Was ich also suchte, war ein Amp mit der Kraft eines modernen Kühlschranks und dem Charme eines Amps aus längst vergangenen Zeiten. Obendrein sollte das ganze nicht allzu viel kosten. Bei solch einem Pflichtenheft wird die Luft schon verdammt dünn.

An diesem Punkt kam dann ein gewisser George McKale ins Spiel. Das Ampeg-Urgestein McKale entwickelte 24 Jahre lang Amps der SVT-Serie sowie unzählige andere Amps der Fabrikate Ampeg und Crate bevor – ja bevor er zu Kustom ging und dort die Deep-End-Serie aus der Taufe hob. Diese Tatsache und die (neben den Testberichten) zahlreichen positiven Kundenkritiken, war für mich Grund genug, es mal mit einem 300-Watt-Fullstack, einschließlich 4x10er und 1x15er Box zu versuchen.

Kustom Deep End 300 Head

Deep End Cabinets

DE300 HD Testbericht

Nach zwei Bandproben kann ich resümieren: Dieser Turm sieht nicht nur verdammt gut aus, er macht sogar noch das, was er soll: nämlichen einen Mordsschub. Mächtiger, drückender Rocksound und Reserven satt. Mit dafür verantwortlich ist offensichtlich die sogenannte Organic-Clipping-Schaltung, die statt der harschen Transistorzerre eine später einsetzende und weiche, röhrenähnliche Verzerrung produziert. Das Teil ist also ein gutes Stück weit lauter als andere 300-Watt-Transistoramps.

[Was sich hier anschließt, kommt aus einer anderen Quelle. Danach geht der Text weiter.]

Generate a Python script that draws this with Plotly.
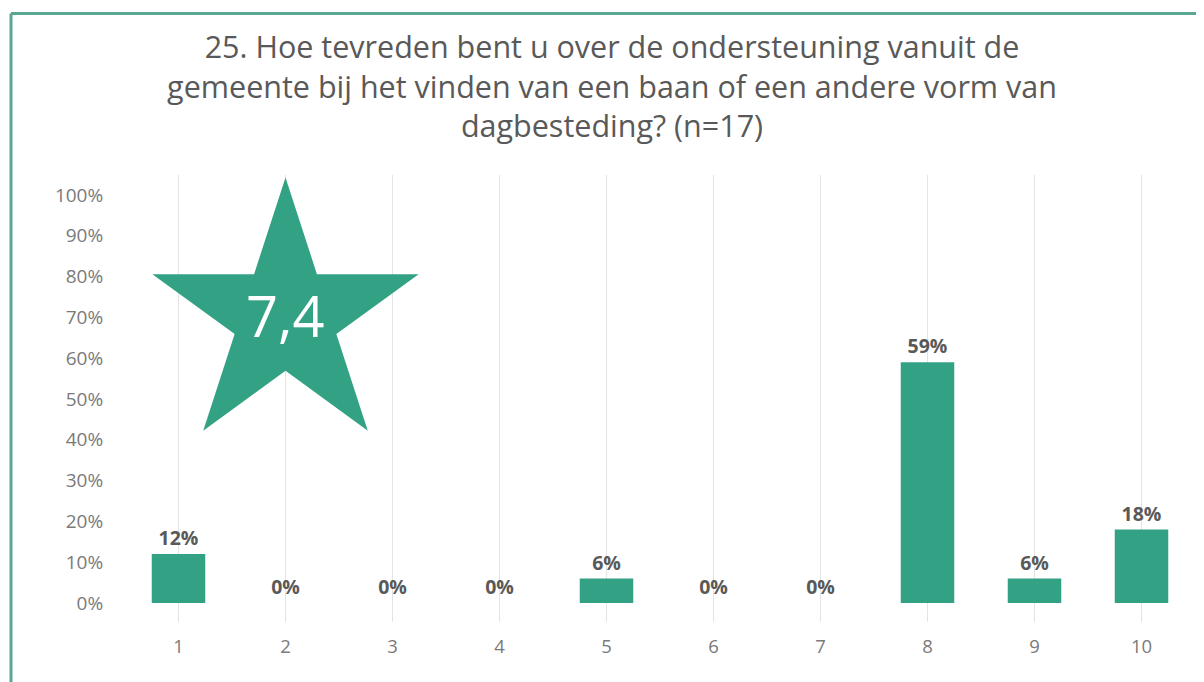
import plotly.graph_objects as go
import math

categories = [1, 2, 3, 4, 5, 6, 7, 8, 9, 10]
values = [0.12, 0.0, 0.0, 0.0, 0.06, 0.0, 0.0, 0.59, 0.06, 0.18]
bar_labels = ["12%", "0%", "0%", "0%", "6%", "0%", "0%", "59%", "6%", "18%"]
y_ticks = [0, 0.1, 0.2, 0.3, 0.4, 0.5, 0.6, 0.7, 0.8, 0.9, 1.0]
y_tick_labels = ["0%", "10%", "20%", "30%", "40%", "50%", "60%", "70%", "80%", "90%", "100%"]
title_lines = ["25. Hoe tevreden bent u over de ondersteuning vanuit de",
               "gemeente bij het vinden van een baan of een andere vorm van",
               "dagbesteding? (n=17)"]
score_text = "7,4"
star_anchor = (2, 0.70)

GREEN = "#33a284"
FONT = "Open Sans"

# page body has an 8px margin; figure is sized to fit the window
OFF = 8
W, H = 1204 - OFF, 682 - OFF
ML, MR, MT, MB = 125 - OFF, 9, 175 - OFF, 60

fig = go.Figure()
fig.add_trace(go.Bar(
    x=categories, y=values, width=0.5,
    marker=dict(color=GREEN, line=dict(width=0)),
    text=bar_labels, textposition="outside", cliponaxis=False,
    textfont=dict(family=FONT, size=19.5, color="#595959", weight="bold"),
))

R, r = 140, 140 * math.cos(math.radians(72)) / math.cos(math.radians(36))
pts = []
for i in range(10):
    ang = math.radians(90 - 36 * i)
    rad = R if i % 2 == 0 else r
    pts.append((rad * math.cos(ang), rad * math.sin(ang)))
path = "M " + " L ".join(f"{px:.2f},{py:.2f}" for px, py in pts) + " Z"
shapes = [dict(type="path", xref="x", yref="y", xsizemode="pixel", ysizemode="pixel",
               xanchor=star_anchor[0], yanchor=star_anchor[1], path=path,
               fillcolor=GREEN, line=dict(width=0), layer="above")]

pw, ph = W - ML - MR, H - MT - MB
def px2paper_x(p):
    return (p - ML) / pw
def py2paper_y(p):
    return (H - MB - p) / ph
border = "#5aa893"
bx, by = 11 - OFF, 13.5 - OFF
shapes.append(dict(type="line", xref="paper", yref="paper",
                   x0=px2paper_x(bx), x1=px2paper_x(W + 10), y0=py2paper_y(by), y1=py2paper_y(by),
                   line=dict(color=border, width=3)))
shapes.append(dict(type="line", xref="paper", yref="paper",
                   x0=px2paper_x(bx), x1=px2paper_x(bx), y0=py2paper_y(by), y1=py2paper_y(H + 10),
                   line=dict(color=border, width=3)))

fig.update_layout(
    width=W, height=H,
    margin=dict(l=ML, r=MR, t=MT, b=MB),
    paper_bgcolor="white", plot_bgcolor="white",
    showlegend=False,
    title=dict(text="<br>".join(title_lines), x=(612 - OFF) / W, xanchor="center", xref="container",
               y=1 - 50 / H, yanchor="top",
               font=dict(family=FONT, size=30.5, color="#595959")),
    shapes=shapes,
    annotations=[dict(text=score_text, x=star_anchor[0], y=star_anchor[1], xref="x", yref="y",
                      showarrow=False, font=dict(family=FONT, size=56, color="white"),
                      xanchor="center", yanchor="middle", yshift=2)],
    xaxis=dict(range=[0.5, 10.5], tickvals=categories, ticktext=[str(c) for c in categories],
               showgrid=True, gridcolor="#e3e3e3", gridwidth=1, zeroline=False, showline=False,
               ticks="outside", ticklen=8, tickcolor="rgba(0,0,0,0)",
               tickfont=dict(family=FONT, size=18.5, color="#7a7a7a")),
    yaxis=dict(range=[-0.0466, 1.049], tickvals=y_ticks, ticktext=y_tick_labels,
               showgrid=False, zeroline=False, showline=False,
               ticks="outside", ticklen=17, tickcolor="rgba(0,0,0,0)",
               tickfont=dict(family=FONT, size=19, color="#7a7a7a")),
)

fig.write_html("out.html")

Etwas eingeschränkt sind die Regelmöglichkeiten des EQs. Ich als ausgesprochener Fan extremer Tiefmitten bin da etwas verwöhnt von meinem Ashdown und habe deshalb einen zusätzlichen EQ in den Effektweg gehängt. (Das Teil auf der Box hinterm Top platziert – stört so nicht mal die Optik.) Aber es wird vermutlich genug Bassisten geben, die mit den Regelmöglichkeiten zufrieden sind.

Ein wenig albern mutet die beleuchtete ECC83 hinter dem Schauglas an. Aber es gibt Schlimmeres. Das Schauglas hat zumindest den Vorteil, daß man für den Röhrentausch nicht umständlich den ganzen Amp auseinanderschrauben muß. Die serienmäßige EH war natürlich wieder viel zu bollerig. Ich habe sie durch eine mittenbetonte JJ ersetzt.

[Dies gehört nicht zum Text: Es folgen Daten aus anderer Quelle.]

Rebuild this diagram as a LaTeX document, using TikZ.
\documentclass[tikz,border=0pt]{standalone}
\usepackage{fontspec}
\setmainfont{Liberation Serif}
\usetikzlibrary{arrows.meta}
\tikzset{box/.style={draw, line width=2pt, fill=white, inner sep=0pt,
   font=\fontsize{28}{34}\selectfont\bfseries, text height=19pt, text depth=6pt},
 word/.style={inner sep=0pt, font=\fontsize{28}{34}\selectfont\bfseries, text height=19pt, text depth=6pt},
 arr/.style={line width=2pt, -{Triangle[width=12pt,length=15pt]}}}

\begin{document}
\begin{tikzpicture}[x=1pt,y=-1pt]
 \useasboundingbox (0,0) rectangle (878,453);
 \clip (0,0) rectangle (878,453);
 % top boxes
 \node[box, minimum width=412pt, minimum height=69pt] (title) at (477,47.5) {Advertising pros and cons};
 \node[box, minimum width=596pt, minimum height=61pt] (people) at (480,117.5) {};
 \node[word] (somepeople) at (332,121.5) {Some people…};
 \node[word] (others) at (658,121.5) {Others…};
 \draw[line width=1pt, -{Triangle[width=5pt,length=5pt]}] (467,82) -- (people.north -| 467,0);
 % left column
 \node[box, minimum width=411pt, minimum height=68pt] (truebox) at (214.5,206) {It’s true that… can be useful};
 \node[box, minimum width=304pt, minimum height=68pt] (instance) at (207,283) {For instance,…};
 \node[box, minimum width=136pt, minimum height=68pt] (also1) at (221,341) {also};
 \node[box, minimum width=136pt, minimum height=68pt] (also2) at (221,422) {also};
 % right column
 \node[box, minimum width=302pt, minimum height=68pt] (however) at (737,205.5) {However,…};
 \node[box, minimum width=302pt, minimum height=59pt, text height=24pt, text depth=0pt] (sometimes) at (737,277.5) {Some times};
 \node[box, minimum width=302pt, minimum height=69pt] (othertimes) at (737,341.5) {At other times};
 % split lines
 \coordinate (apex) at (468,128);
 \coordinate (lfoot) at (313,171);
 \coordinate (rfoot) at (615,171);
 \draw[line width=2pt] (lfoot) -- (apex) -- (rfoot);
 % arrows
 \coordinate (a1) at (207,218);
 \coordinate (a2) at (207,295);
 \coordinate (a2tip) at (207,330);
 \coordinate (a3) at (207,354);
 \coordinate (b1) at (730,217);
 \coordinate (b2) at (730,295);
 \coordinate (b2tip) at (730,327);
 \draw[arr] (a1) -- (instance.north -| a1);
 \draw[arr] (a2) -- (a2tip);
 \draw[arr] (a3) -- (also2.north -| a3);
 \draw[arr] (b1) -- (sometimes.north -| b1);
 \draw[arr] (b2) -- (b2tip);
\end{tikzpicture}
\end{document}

Die Verarbeitung der Anlage an sich ist solide, da gibt’s nichts zu mäkeln. Die Boxenaussteifung z.B. ist deutlich aufwendiger und effektiver als die meiner 1960 AX. Die Speaker sind mit jeweils 8 Schrauben befestigt, den Buchsenblechen hat man auch jede Menge Schrauben verpaßt - das hält sicher und luftdicht. Die Boxengehäuse sind aus MDF, die Schallwände aus Sperrholz. Als Lautsprecher wurden (ggf. leicht modifizierte) Eminence Alpha verbaut – nichts Aufregendes, aber akzeptabler Industriestandard.

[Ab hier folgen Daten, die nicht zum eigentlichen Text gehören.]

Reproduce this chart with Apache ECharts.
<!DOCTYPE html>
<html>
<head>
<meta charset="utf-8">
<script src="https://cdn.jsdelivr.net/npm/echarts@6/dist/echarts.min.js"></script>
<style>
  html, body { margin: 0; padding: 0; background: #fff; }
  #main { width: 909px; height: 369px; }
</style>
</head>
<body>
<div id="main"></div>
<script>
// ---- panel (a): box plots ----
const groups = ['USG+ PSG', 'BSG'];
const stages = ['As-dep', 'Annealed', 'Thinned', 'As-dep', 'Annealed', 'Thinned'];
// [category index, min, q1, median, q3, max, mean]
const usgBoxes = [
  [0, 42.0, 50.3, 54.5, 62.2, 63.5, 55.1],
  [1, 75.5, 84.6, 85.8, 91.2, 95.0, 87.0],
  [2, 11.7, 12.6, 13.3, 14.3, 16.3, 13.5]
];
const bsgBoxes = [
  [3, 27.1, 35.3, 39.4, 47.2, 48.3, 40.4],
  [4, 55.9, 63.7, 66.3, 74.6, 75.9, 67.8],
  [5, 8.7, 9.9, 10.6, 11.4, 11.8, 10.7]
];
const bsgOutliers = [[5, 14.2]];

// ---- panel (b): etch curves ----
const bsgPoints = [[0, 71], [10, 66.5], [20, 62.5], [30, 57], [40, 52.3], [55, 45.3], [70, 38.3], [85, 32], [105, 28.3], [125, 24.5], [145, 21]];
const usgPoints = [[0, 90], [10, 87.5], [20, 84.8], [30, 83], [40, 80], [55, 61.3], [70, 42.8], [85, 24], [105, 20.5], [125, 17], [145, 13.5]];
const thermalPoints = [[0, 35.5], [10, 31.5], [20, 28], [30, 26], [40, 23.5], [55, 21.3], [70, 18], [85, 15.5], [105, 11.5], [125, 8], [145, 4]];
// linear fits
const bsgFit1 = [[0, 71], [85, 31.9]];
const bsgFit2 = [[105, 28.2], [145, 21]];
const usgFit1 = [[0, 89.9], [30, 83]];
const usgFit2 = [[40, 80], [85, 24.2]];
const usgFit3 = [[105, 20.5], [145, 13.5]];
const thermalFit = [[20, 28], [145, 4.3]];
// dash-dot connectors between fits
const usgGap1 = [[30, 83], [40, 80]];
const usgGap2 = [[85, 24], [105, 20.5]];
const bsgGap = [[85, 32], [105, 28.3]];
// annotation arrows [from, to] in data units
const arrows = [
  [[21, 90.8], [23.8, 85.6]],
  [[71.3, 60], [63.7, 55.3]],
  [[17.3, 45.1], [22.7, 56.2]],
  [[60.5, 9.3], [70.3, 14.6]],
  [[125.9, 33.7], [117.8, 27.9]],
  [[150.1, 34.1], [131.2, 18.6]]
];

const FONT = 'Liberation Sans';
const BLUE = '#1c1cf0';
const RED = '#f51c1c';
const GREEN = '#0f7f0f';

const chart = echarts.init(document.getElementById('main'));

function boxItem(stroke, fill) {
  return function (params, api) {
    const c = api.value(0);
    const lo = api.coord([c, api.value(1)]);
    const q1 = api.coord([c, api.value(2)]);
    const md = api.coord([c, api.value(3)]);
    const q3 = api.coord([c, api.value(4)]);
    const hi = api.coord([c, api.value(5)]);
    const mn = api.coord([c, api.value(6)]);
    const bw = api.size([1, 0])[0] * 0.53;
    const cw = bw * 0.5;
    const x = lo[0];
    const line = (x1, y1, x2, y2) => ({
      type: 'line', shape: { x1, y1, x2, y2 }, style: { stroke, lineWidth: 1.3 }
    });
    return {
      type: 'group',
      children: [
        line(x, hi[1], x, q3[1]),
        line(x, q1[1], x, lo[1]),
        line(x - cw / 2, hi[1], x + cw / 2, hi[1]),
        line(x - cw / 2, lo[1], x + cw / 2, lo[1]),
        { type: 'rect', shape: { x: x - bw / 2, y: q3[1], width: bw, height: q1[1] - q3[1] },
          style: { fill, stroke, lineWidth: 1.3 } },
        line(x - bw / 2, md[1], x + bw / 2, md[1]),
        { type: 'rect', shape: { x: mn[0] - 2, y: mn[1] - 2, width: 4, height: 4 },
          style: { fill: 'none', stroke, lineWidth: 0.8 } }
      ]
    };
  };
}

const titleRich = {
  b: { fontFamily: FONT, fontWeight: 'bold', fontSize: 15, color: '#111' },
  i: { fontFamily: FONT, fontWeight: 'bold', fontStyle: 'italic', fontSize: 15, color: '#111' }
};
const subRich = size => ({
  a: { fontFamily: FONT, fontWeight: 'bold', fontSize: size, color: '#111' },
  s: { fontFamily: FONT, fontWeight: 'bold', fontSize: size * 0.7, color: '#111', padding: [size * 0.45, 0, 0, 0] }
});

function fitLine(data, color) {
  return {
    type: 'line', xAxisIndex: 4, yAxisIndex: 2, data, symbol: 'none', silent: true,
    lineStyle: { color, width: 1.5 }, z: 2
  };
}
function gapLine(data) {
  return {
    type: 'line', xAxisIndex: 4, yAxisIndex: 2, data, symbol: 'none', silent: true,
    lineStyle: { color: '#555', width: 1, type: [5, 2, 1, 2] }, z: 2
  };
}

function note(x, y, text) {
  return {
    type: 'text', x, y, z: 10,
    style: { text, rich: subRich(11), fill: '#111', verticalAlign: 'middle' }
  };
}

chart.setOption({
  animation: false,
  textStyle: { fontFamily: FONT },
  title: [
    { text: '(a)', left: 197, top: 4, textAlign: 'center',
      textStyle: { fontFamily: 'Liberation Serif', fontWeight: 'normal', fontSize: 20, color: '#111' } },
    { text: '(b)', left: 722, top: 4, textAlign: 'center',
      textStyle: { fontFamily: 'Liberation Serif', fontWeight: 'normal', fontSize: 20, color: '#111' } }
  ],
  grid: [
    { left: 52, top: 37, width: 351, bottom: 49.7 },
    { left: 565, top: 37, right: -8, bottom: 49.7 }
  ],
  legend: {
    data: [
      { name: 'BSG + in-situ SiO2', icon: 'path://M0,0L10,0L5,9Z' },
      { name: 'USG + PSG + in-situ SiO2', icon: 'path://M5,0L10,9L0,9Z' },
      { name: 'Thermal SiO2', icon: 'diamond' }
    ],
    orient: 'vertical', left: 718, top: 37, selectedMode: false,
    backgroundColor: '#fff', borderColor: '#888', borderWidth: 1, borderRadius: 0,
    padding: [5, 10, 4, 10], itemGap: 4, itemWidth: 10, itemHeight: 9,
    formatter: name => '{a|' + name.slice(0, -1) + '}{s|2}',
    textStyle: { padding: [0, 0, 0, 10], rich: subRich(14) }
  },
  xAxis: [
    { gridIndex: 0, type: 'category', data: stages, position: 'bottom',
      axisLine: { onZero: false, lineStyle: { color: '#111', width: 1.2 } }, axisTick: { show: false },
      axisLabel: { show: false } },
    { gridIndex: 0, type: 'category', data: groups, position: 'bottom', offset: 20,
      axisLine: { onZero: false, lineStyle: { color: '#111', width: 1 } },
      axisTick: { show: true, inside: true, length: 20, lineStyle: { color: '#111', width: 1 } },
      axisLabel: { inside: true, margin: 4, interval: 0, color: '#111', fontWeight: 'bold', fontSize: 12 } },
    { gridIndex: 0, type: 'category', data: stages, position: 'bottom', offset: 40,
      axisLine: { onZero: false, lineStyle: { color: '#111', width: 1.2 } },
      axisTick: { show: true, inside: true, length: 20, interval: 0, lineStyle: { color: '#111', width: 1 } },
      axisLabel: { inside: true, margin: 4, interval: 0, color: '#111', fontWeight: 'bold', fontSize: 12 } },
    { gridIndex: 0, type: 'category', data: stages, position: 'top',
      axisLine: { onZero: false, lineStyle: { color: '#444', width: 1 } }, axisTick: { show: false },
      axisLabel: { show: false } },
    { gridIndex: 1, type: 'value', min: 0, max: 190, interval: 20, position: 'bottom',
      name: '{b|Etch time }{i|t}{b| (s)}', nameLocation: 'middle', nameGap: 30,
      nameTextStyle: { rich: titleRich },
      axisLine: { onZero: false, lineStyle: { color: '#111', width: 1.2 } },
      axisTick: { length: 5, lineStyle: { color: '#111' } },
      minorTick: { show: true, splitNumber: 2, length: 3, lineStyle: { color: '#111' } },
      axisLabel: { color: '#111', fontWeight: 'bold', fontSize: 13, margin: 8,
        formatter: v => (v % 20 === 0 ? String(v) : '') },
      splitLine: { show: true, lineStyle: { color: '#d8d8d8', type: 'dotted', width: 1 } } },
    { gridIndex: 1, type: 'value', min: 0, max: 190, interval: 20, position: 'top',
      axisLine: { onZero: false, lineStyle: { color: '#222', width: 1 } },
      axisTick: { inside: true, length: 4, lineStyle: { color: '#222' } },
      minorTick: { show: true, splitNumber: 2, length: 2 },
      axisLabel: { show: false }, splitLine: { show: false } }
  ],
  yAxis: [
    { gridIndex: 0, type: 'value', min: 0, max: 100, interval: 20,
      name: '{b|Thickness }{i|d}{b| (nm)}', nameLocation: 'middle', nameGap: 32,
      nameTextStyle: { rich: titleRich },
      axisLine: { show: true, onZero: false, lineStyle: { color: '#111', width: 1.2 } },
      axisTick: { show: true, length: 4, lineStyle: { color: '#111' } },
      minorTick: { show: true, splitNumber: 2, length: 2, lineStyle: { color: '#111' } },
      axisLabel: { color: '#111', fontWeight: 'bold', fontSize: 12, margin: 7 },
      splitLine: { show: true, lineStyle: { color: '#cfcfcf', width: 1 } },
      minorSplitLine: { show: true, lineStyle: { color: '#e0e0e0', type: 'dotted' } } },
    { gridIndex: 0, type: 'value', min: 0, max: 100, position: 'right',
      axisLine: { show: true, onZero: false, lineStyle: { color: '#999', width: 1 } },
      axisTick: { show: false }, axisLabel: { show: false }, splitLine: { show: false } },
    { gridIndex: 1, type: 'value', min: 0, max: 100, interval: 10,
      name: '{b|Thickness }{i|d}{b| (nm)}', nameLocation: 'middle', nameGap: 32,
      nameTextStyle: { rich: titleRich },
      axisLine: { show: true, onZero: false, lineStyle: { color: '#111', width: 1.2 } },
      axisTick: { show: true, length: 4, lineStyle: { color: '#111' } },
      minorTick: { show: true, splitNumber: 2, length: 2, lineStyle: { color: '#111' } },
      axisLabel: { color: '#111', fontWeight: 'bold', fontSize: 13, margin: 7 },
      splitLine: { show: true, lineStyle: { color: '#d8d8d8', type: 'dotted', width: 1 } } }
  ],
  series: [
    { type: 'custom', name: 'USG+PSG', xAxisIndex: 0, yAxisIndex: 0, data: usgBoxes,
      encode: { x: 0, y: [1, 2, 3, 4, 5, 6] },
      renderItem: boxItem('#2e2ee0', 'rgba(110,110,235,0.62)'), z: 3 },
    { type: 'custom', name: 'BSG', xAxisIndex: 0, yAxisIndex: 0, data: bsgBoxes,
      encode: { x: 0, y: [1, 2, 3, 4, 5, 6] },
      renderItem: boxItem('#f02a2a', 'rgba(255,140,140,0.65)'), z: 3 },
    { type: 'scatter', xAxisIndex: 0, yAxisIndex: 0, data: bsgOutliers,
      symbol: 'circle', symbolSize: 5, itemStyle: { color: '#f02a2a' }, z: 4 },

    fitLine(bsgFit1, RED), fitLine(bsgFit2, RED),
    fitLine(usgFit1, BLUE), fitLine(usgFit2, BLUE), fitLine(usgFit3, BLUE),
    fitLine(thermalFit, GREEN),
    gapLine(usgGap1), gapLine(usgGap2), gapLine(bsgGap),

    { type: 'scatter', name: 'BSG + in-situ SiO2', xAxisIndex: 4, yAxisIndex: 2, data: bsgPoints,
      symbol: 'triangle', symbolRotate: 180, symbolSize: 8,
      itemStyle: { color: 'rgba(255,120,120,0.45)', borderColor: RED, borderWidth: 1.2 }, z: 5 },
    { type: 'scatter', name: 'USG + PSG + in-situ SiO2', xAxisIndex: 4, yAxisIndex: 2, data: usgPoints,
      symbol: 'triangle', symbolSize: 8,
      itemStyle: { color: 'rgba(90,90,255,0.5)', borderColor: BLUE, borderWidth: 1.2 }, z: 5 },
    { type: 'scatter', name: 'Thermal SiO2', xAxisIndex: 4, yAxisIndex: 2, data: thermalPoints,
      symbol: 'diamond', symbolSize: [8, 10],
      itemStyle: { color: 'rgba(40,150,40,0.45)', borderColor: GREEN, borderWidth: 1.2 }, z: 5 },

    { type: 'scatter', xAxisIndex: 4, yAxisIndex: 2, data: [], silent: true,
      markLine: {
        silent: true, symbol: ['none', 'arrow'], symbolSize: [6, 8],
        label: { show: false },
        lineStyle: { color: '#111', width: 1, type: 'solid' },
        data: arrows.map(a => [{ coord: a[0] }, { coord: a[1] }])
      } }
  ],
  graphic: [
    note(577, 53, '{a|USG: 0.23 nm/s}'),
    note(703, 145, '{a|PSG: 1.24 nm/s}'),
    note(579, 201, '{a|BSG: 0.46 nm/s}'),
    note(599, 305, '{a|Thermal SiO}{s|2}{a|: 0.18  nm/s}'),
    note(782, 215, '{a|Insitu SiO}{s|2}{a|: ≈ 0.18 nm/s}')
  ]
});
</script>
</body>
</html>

Eine Besonderheit gibt’s noch in der Boxenabstimmung: Die DE4 10H sorgt für den tiefen, satten Schub – macht quasi die „Wupp“-Frequenzen. Mehr Mitten hingegen liefert die DE115H. Zusammen ergänzen sich die beiden Boxen bestens. Wer den Deep End als Halfstack betreiben will, sollte dies nicht mit der 4x10er tun, es sei denn, er gleicht die unterbelichteten Mitten mit einem zusätzlichen EQ oder Mittenbooster aus. Die 1x15er hingegen taugt deutlich besser für den Solobetrieb. Allerdings sollte man sich darüber klar sein, daß sie mit nur 250 Watt angegeben ist. Der Standard–Alpha verträgt eigentlich nur 200 W. Etwas Vorsicht im Umgang mit dem Baß- und Masterregler kann also sicher nicht schaden.

Mein Fazit: Antesten!

Gruß Falk

 

P.S.: Ich las jüngst in einer Kundenbewertung bei „T“, daß inzwischen auch Ampeg z.B. klassische 8x10-Boxen in China produzieren läßt. Sieh an, sieh an.